Total Deductions = Rs.10,000 + Rs.5,000 + Rs.3,000 = Rs.18,000

Total Income would be:

Total Income = 87,000−18,000=Rs.69,000

Importance of GTI and Total Income

  1. Tax Calculation:
  • Gross Total Income:

Helps in understanding the overall earnings from different sources before any tax-saving measures are considered.

  • Total Income:

This the basis for determining the tax liability after accounting for eligible deductions.

  1. Financial Planning:

Knowing the GTI helps in identifying potential areas for tax saving. Helps in planning investments and expenditures to optimize tax liabilities.

  1. Compliance:

Accurate calculation of GTI and Total Income is crucial for filing tax returns. Ensures adherence to tax laws and avoids legal consequences.

Challenges in Calculating GTI and Total Income

  • Accurate Reporting:

Ensuring all sources of income are reported accurately can be challenging, especially for individuals with multiple income streams.

  • Understanding Deductions:

Not all taxpayers are fully aware of the deductions available under Chapter VI-A, which may lead to higher tax liabilities than necessary.

  • Documentation:

Maintaining and presenting the necessary documentation for deductions can be cumbersome.

  • Changing Tax Laws:

Keeping up with changes in tax laws and regulations requires continuous learning and adaptation.

Practical Tips

  • Maintain Records:

Keep detailed records of all sources of income and related documents for deductions.
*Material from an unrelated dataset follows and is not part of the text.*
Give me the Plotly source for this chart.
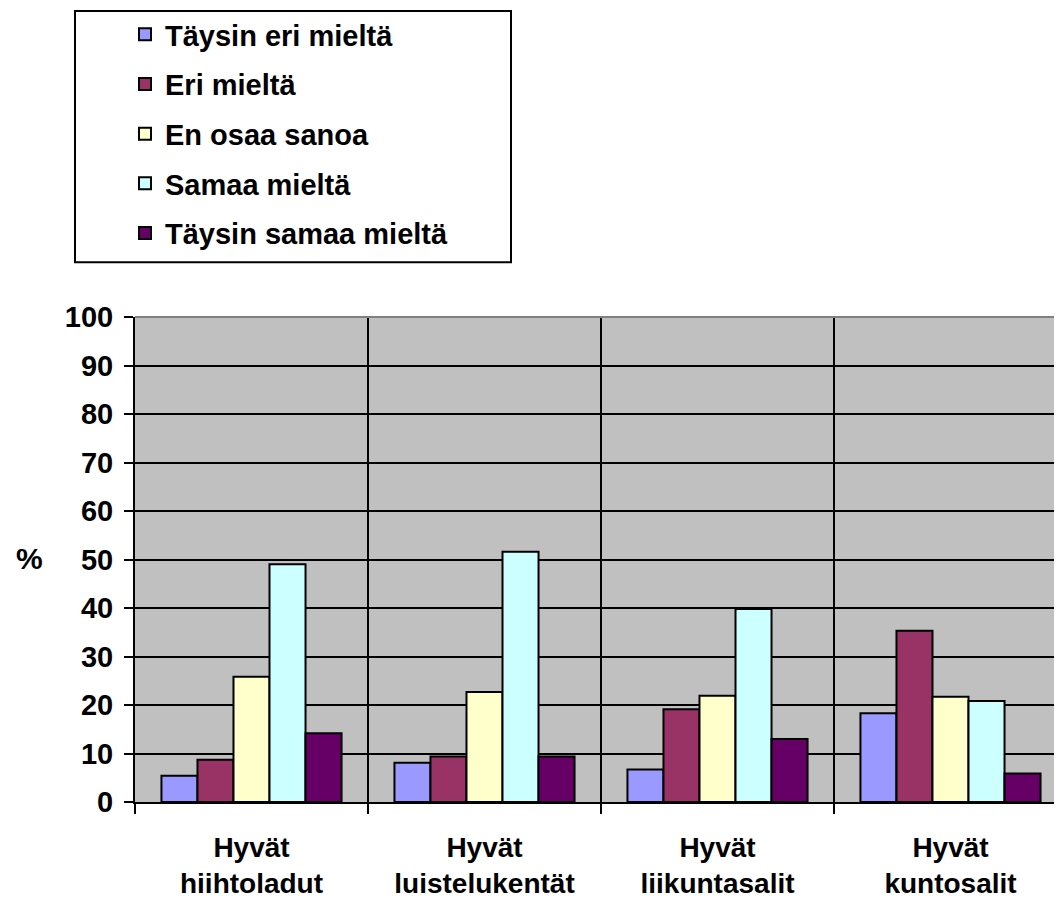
import plotly.graph_objects as go

categories = ["Hyvät<br>hiihtoladut", "Hyvät<br>luistelukentät", "Hyvät<br>liikuntasalit", "Hyvät<br>kuntosalit"]
series_names = ["Täysin eri mieltä", "Eri mieltä", "En osaa sanoa", "Samaa mieltä", "Täysin samaa mieltä"]
taysin_eri = [5.4, 8.1, 6.7, 18.3]
eri = [8.7, 9.4, 19.1, 35.3]
en_osaa = [25.8, 22.7, 21.9, 21.7]
samaa = [49.0, 51.6, 39.8, 20.8]
taysin_samaa = [14.2, 9.4, 13.0, 5.9]
y_ticks = [0, 10, 20, 30, 40, 50, 60, 70, 80, 90, 100]

values = [taysin_eri, eri, en_osaa, samaa, taysin_samaa]
colors = ["#9999FF", "#993366", "#FFFFCC", "#CCFFFF", "#660066"]

# the page body has an 8px margin, so the figure is drawn 8px smaller
OFF = 8
W, H = 1062 - OFF, 899 - OFF
L, R, T = 135 - OFF, 0, 317 - OFF
B = H - (805 - OFF)
PW = W - L - R
PH = H - T - B
CAT_W = 233.0

def px_x(page_x):
    return (page_x - OFF - L) / PW

def px_y(page_y):
    return (H - B - (page_y - OFF)) / PH

FONT = "Liberation Sans, Arial, sans-serif"

fig = go.Figure()
for i, (name, vals, col) in enumerate(zip(series_names, values, colors)):
    fig.add_trace(go.Bar(
        x=categories, y=vals, name=name,
        marker=dict(color=col, line=dict(color="black", width=2)),
        legendgroup=f"g{i}",
    ))

fig.update_layout(
    width=W, height=H,
    margin=dict(l=L, r=R, t=T, b=B, pad=0),
    paper_bgcolor="white",
    plot_bgcolor="#C0C0C0",
    barmode="group",
    bargap=0.227,
    bargroupgap=0,
    font=dict(family=FONT, size=28, color="black", weight="bold"),
    showlegend=True,
    legend=dict(
        x=px_x(125), y=px_y(7), xanchor="left", yanchor="top",
        bgcolor="rgba(0,0,0,0)", borderwidth=0,
        font=dict(family=FONT, size=29, color="black", weight="bold"),
        tracegroupgap=9,
        traceorder="grouped",
    ),
    xaxis=dict(
        type="category",
        range=[-0.5, -0.5 + PW / CAT_W],
        autorange=False,
        tickson="boundaries",
        ticks="outside", ticklen=10, tickwidth=2, tickcolor="black",
        showgrid=True, gridcolor="black", gridwidth=2,
        showline=True, linecolor="black", linewidth=2,
        tickfont=dict(family=FONT, size=28, color="black", weight="bold"),
        ticklabelstandoff=19,
        fixedrange=True,
    ),
    yaxis=dict(
        range=[0, 100], autorange=False,
        tickvals=y_ticks,
        ticks="outside", ticklen=9, tickwidth=2, tickcolor="black",
        showgrid=True, gridcolor="black", gridwidth=2,
        showline=True, linecolor="black", linewidth=2,
        zeroline=False,
        tickfont=dict(family=FONT, size=29, color="black", weight="bold"),
        ticklabelstandoff=5,
        fixedrange=True,
    ),
    shapes=[
        # legend frame
        dict(type="rect", xref="paper", yref="paper",
             x0=px_x(75), x1=px_x(511), y0=px_y(262), y1=px_y(9),
             line=dict(color="black", width=2), fillcolor="rgba(0,0,0,0)", layer="above"),
        # gray top border of plot area
        dict(type="line", xref="paper", yref="paper",
             x0=0, x1=1, y0=1, y1=1,
             line=dict(color="#808080", width=2), layer="above"),
    ],
    annotations=[
        dict(text="%", xref="paper", yref="paper", x=px_x(29), y=px_y(560),
             xanchor="center", yanchor="middle", showarrow=False,
             font=dict(family=FONT, size=30, color="black", weight="bold")),
    ],
)

fig.write_html("out.html", config={"displayModeBar": False})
  • Consult Tax Professionals:

Seek professional advice to ensure all eligible deductions are claimed and to stay updated with the latest tax laws.

  • Use Tax Software:

Utilize tax software for accurate calculation and filing of tax returns.

  • Review Regularly:

Regularly review income and expenditure to optimize tax planning strategies throughout the year.